• [PROBLEM]: Give back the full material, exactly as it reads.

• [DATA SEGMENT]:
::::::
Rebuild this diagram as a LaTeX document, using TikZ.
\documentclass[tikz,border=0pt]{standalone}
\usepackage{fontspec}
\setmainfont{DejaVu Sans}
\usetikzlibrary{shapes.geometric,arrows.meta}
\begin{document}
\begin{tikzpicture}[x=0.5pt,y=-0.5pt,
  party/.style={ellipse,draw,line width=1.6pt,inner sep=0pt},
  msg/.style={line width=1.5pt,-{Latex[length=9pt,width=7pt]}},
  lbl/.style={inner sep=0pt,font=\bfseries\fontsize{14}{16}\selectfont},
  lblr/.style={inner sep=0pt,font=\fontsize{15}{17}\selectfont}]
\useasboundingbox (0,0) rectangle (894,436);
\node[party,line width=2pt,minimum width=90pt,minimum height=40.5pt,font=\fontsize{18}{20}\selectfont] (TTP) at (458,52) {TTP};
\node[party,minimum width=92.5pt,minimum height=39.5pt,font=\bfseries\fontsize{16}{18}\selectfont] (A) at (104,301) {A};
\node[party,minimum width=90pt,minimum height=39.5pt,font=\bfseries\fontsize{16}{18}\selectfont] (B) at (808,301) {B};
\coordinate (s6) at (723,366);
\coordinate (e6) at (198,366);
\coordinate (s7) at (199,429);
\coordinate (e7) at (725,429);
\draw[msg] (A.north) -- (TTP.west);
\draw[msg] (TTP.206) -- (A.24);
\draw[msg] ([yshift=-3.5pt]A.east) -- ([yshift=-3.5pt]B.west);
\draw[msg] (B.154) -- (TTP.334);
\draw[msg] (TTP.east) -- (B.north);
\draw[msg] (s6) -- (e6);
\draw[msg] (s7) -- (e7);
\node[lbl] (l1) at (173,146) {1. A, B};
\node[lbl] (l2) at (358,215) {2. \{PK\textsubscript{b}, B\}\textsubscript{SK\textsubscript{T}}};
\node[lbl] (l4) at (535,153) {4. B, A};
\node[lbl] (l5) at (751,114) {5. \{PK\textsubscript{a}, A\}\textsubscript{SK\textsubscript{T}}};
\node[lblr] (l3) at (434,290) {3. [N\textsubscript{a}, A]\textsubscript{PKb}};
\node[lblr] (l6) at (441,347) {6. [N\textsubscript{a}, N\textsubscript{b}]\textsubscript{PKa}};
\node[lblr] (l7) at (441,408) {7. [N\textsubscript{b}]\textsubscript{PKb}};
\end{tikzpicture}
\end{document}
::::::
• [REPLY]:
Rebuild this diagram as a LaTeX document, using TikZ.
\documentclass[tikz,border=0pt]{standalone}
\usepackage{fontspec}
\setmainfont{DejaVu Sans}
\usetikzlibrary{shapes.geometric,arrows.meta}
\begin{document}
\begin{tikzpicture}[x=0.5pt,y=-0.5pt,
  party/.style={ellipse,draw,line width=1.6pt,inner sep=0pt},
  msg/.style={line width=1.5pt,-{Latex[length=9pt,width=7pt]}},
  lbl/.style={inner sep=0pt,font=\bfseries\fontsize{14}{16}\selectfont},
  lblr/.style={inner sep=0pt,font=\fontsize{15}{17}\selectfont}]
\useasboundingbox (0,0) rectangle (894,436);
\node[party,line width=2pt,minimum width=90pt,minimum height=40.5pt,font=\fontsize{18}{20}\selectfont] (TTP) at (458,52) {TTP};
\node[party,minimum width=92.5pt,minimum height=39.5pt,font=\bfseries\fontsize{16}{18}\selectfont] (A) at (104,301) {A};
\node[party,minimum width=90pt,minimum height=39.5pt,font=\bfseries\fontsize{16}{18}\selectfont] (B) at (808,301) {B};
\coordinate (s6) at (723,366);
\coordinate (e6) at (198,366);
\coordinate (s7) at (199,429);
\coordinate (e7) at (725,429);
\draw[msg] (A.north) -- (TTP.west);
\draw[msg] (TTP.206) -- (A.24);
\draw[msg] ([yshift=-3.5pt]A.east) -- ([yshift=-3.5pt]B.west);
\draw[msg] (B.154) -- (TTP.334);
\draw[msg] (TTP.east) -- (B.north);
\draw[msg] (s6) -- (e6);
\draw[msg] (s7) -- (e7);
\node[lbl] (l1) at (173,146) {1. A, B};
\node[lbl] (l2) at (358,215) {2. \{PK\textsubscript{b}, B\}\textsubscript{SK\textsubscript{T}}};
\node[lbl] (l4) at (535,153) {4. B, A};
\node[lbl] (l5) at (751,114) {5. \{PK\textsubscript{a}, A\}\textsubscript{SK\textsubscript{T}}};
\node[lblr] (l3) at (434,290) {3. [N\textsubscript{a}, A]\textsubscript{PKb}};
\node[lblr] (l6) at (441,347) {6. [N\textsubscript{a}, N\textsubscript{b}]\textsubscript{PKa}};
\node[lblr] (l7) at (441,408) {7. [N\textsubscript{b}]\textsubscript{PKb}};
\end{tikzpicture}
\end{document}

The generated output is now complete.